Wednesday, April 8, 2020

Devi Mahatmya - 13

Devi Mahatmya - Markandeya Purana, tr. by Bibek Debroy

Ch 11 - Chapter 13 (Ch 89 in the book)

Rishi Sumedha concluded his account of the Devi Mahatmya, telling both king Suratha and the vaishya Sumadhi that the cause of their attachment and discontentment was on account of Mahamaya. He advised them to seek refuge in Parameshvari. Both Suratha and Samadhi took leave of the sage and went on to worship the goddess. By the banks of a river, they fashioned an earthen image of the goddesss and worshipped her. Satisfied, Chandika manifested herself in front of them and offered them boons. The king asked that he get a kingdom that could not be vanquished in his next life, while the vaishya asked for the wisdom (gnana) to rid his mind of the sense of 'me' and 'mine' that afflicted him. 

The goddess gave king Suratha the boon that he would not only regain his kingdom in a few days, but in the next life, he would be born as Savarnika to the god Vivasvat, and go on to become Savarni Manu. The vaishya would obtain the gnana he desired.

This ends Devi Mahatmya.🙏🕉

Reference: Markandeya Purana, translated by Bibek Debroy. Published by Penguin, 2019. The Devi Mahatmya is covered in chapters 78-90 of the Markandeya Purana. 
© 2020, Abhinav Agarwal (अभिनव अग्रवाल). All rights reserved.

Tuesday, April 7, 2020

Devi Mahatmya - 12

Devi Mahatmya - Markandeya Purana, tr. by Bibek Debroy

Ch 11 - Chapter 12 (Ch 89 in the book) - Ch 13

In this chapter, the goddess describes the benefits of chanting this stuti, and says that this is a description of the destruction of the asuras Madhu and Kaitabha, Mahishasura, and Shumbh and Nishumbha. If recited according to proper rites, this mahatmya would remove all calamity and suffering. This mahatmya, the goddess said, must be read with a controlled mind, listened to with devotion, and quell epidemics, evil portents, and three kinds of calamities (Adhyatmika, adhidaivika and adhibhoutika). If read properly at a place, the devi would make that her abode. A man who listened to her account would be freed from fear, his lineage is satisfied, his enemies are vanquished. Children are freed from demons who may have seized them. Its reading assures the destruction of rakshasas, bhutas, and pishachas.

Thus the goddess continued. After she had finished, she vanished. Finishing his account, the rishi told the king that the goddess pervaded the entire brahmanda, was Mahakali at the time of the time of the great destruction, is the great epidemic (mahamaari), she is without birth, is the cause of all creation, and resides in the homes in the form of Lakshmi, and when absent, resides in the form of Alakshmi.
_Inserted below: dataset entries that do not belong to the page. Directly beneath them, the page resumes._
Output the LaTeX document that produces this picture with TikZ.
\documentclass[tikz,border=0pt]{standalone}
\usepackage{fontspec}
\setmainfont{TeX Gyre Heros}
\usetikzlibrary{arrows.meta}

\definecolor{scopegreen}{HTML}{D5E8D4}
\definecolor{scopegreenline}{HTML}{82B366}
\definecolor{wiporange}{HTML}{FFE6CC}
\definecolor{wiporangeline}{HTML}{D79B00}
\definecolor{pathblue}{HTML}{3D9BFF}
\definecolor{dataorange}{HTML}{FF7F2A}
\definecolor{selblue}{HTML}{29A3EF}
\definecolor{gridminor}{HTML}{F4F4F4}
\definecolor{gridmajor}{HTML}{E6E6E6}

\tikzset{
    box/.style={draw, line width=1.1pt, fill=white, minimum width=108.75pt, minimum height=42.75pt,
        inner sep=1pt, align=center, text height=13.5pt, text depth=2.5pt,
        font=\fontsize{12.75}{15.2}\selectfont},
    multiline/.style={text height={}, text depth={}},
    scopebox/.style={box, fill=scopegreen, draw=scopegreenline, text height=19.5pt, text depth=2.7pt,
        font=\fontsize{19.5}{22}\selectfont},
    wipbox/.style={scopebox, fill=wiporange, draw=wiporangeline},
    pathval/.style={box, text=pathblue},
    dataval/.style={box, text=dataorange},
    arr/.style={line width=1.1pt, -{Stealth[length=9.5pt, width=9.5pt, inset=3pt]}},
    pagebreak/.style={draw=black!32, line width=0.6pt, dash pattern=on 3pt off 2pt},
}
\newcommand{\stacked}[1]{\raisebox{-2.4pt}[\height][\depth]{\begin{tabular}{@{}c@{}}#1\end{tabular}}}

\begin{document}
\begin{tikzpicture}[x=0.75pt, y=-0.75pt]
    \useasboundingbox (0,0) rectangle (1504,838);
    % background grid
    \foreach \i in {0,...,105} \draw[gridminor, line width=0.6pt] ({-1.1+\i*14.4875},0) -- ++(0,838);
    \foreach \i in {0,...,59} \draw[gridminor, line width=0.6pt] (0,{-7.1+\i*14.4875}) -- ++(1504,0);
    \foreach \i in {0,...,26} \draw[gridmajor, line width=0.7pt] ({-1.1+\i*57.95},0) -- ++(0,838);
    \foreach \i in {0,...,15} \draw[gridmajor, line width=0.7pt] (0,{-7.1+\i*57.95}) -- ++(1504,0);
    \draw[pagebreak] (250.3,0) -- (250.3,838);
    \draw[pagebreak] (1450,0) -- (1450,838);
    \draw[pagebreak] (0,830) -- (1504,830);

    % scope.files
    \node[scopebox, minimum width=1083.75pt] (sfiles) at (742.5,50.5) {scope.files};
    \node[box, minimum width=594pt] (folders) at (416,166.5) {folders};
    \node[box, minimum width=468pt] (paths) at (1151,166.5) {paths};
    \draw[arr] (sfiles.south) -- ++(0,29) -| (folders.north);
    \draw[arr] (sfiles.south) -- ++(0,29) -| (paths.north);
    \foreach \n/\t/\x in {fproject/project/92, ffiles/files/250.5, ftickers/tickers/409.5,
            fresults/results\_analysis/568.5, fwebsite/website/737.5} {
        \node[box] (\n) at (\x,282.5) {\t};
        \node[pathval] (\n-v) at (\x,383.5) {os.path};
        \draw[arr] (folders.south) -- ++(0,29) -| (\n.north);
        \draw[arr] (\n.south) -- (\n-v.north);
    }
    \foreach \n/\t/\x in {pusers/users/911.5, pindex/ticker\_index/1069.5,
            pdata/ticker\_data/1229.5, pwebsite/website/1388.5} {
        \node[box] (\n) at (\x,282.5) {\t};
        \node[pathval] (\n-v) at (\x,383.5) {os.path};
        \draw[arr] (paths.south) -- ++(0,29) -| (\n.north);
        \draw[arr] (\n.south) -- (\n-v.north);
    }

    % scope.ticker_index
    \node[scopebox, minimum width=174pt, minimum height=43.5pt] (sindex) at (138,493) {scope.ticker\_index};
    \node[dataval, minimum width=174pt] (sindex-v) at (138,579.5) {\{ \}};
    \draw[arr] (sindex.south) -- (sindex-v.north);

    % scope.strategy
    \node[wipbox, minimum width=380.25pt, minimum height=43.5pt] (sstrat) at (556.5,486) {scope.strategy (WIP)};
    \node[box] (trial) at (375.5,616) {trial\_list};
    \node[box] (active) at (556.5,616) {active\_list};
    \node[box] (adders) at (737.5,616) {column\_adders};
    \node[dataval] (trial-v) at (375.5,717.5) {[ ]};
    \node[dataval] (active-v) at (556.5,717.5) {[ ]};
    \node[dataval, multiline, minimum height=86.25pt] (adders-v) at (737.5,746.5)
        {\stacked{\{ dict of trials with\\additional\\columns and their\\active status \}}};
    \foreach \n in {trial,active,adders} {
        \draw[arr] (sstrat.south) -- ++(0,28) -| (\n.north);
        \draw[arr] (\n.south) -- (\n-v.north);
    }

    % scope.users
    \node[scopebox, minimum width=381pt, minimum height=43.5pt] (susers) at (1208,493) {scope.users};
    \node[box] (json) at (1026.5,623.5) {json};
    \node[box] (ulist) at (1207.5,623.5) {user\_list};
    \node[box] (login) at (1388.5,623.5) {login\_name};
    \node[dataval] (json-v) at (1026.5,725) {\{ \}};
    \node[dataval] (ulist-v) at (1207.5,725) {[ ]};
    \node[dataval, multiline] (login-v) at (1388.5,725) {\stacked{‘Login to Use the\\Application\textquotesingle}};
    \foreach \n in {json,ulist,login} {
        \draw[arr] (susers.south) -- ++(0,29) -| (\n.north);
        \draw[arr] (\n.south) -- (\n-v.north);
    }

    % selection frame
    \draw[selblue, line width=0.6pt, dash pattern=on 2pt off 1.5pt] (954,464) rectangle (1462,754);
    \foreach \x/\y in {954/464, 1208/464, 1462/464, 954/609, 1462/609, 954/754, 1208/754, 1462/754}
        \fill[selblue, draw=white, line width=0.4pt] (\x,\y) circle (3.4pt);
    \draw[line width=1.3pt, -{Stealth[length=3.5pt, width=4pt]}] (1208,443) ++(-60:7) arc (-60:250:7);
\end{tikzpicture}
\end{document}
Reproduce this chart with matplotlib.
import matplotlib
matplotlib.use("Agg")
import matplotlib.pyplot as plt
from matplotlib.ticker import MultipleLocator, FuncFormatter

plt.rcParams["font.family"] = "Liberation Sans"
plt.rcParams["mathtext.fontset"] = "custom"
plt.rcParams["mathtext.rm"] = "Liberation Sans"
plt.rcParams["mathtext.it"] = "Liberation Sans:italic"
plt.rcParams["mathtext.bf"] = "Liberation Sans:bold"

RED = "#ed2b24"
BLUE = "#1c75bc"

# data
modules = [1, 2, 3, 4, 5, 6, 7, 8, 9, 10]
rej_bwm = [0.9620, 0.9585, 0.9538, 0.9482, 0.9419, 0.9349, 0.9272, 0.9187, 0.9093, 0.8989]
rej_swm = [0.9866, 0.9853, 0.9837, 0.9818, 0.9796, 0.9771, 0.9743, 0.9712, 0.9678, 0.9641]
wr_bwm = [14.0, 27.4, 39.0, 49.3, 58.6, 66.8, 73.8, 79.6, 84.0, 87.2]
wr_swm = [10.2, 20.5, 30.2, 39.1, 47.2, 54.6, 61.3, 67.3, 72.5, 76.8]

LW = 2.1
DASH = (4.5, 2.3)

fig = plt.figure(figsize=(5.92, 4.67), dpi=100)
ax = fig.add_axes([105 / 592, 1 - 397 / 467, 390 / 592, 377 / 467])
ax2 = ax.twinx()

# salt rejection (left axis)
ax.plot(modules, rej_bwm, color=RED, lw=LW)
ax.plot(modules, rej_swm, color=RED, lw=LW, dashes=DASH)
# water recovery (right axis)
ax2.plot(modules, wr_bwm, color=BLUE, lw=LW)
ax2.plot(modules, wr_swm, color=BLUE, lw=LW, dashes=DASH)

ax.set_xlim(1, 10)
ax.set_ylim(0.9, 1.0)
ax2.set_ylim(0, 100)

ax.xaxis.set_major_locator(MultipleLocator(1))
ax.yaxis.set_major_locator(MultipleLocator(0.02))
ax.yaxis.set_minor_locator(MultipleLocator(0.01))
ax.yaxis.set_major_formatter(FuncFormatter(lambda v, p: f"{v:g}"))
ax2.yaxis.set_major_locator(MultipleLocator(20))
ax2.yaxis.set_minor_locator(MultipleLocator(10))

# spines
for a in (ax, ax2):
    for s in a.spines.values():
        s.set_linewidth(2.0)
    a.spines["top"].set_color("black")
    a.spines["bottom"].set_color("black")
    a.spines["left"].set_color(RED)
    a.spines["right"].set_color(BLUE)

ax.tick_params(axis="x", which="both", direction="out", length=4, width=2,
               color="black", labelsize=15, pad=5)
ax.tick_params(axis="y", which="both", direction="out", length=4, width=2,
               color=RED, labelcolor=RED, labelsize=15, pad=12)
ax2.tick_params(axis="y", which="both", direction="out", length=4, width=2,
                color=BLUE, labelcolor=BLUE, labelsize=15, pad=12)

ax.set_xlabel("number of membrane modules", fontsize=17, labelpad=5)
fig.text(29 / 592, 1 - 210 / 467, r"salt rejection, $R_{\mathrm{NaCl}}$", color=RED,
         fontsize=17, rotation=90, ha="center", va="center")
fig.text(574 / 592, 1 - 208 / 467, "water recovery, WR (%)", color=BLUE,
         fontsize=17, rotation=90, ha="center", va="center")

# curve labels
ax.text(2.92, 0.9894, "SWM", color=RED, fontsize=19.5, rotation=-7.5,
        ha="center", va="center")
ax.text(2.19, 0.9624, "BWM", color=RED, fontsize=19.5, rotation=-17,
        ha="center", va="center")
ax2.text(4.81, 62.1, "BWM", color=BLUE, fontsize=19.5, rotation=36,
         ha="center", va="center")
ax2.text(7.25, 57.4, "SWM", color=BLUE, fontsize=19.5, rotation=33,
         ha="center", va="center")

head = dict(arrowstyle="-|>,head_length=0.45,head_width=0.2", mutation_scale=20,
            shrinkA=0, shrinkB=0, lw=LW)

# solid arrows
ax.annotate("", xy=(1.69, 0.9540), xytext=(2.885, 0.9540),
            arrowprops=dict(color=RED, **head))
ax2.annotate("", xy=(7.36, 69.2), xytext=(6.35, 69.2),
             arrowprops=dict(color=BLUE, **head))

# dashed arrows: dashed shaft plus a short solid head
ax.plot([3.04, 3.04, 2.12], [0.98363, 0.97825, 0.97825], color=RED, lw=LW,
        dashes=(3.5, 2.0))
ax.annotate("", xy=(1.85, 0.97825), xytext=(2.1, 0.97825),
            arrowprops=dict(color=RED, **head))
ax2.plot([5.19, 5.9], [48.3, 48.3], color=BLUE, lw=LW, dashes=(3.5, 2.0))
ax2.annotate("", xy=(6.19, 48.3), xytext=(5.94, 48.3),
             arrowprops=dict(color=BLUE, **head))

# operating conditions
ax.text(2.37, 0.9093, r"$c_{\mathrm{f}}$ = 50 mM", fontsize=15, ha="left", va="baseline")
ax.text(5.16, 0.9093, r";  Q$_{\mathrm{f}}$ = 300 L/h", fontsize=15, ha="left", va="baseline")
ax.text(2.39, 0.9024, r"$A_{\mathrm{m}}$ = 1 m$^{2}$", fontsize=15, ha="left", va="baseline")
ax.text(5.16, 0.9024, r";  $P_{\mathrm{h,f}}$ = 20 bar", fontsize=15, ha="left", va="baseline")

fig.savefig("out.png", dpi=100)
Reference: Markandeya Purana, translated by Bibek Debroy. Published by Penguin, 2019. The Devi Mahatmya is covered in chapters 78-90 of the Markandeya Purana. 
© 2020, Abhinav Agarwal (अभिनव अग्रवाल). All rights reserved.

Monday, April 6, 2020

Devi Mahatmya - 11

Devi Mahatmya - Markandeya Purana, tr. by Bibek Debroy

Ch 10 - Chapter 11 (Ch 88 in the book) - Ch 12

With both Shumbha and Nishumbha dead, the gods, lead by Indra and Agni, praised the goddess. This is known as Narayani-stuti. Specifically, 18 shlokas in this chapter are referred to as the Narayani-stotram.

Saluting her as Vishweshvari, Ishvari, Vaishnavi, the gods praised her as the mother of all gods, as one who removed all ills, who could not be conquered in valour, who should be praised, but for whom words were insufficient to praise.

Addressing her as Narayani, the gods prostrated themselves before her, chanting that she existed in the form of kala, kashtha, and other portions of time, whose power led to the destruction of the universe, whose eternal power was behind the creation, preservation, and destruction of the universe, who was full of gunas, and so on. They praised her qualities in her different forms, like Narayani, Gouri, Brahmani, Vaishnavi, Maheshvari, Koumari, Varahi, Narasimhi, Aindri, Shivaduti, Lakshmi, Lajja, Vidya, Shraddha, Pushti, Svadha, Dhruva, Maharatri, Mahamaya, Saraswati, Babhravi (who grants boons of victory), Durga, Katyayani, Bhadrakali, Chandika, Ambika, they prayed to her to protect them from all sin. She was the refuge for men who never suffered, and who in turn became the refuge for others, and asked the goddess to confer a boon.

The goddess obliged and asked the gods to ask for a boon. The gods wanted the goddess to vanquish their enemies.

Devi then said that when the twenty-eighth yuga (dvapara) of the Vaivasvata manvantara arrived, there would be two other great asuras - Shumbha and Nishumbha - would be born. She would be born through Yashoda's womb and kill them. She would also destroy the danavs in Viprachitti's lineage, and in that form would be known as Rakdadantika.After a drought of a hundred years, she would appear in a form that would be known as Shatakshi (since should glance upon the sages with a hundred eyes) and sustain the world with vegetables. In that form, she would be known as Shakambhari. She would slay an asura named Durgama, and come to be known as Durga. She would also be known as Bhima. To slay a rakshasa named Arunaksha, she would assume the form of bees, and would be known as Bhramari.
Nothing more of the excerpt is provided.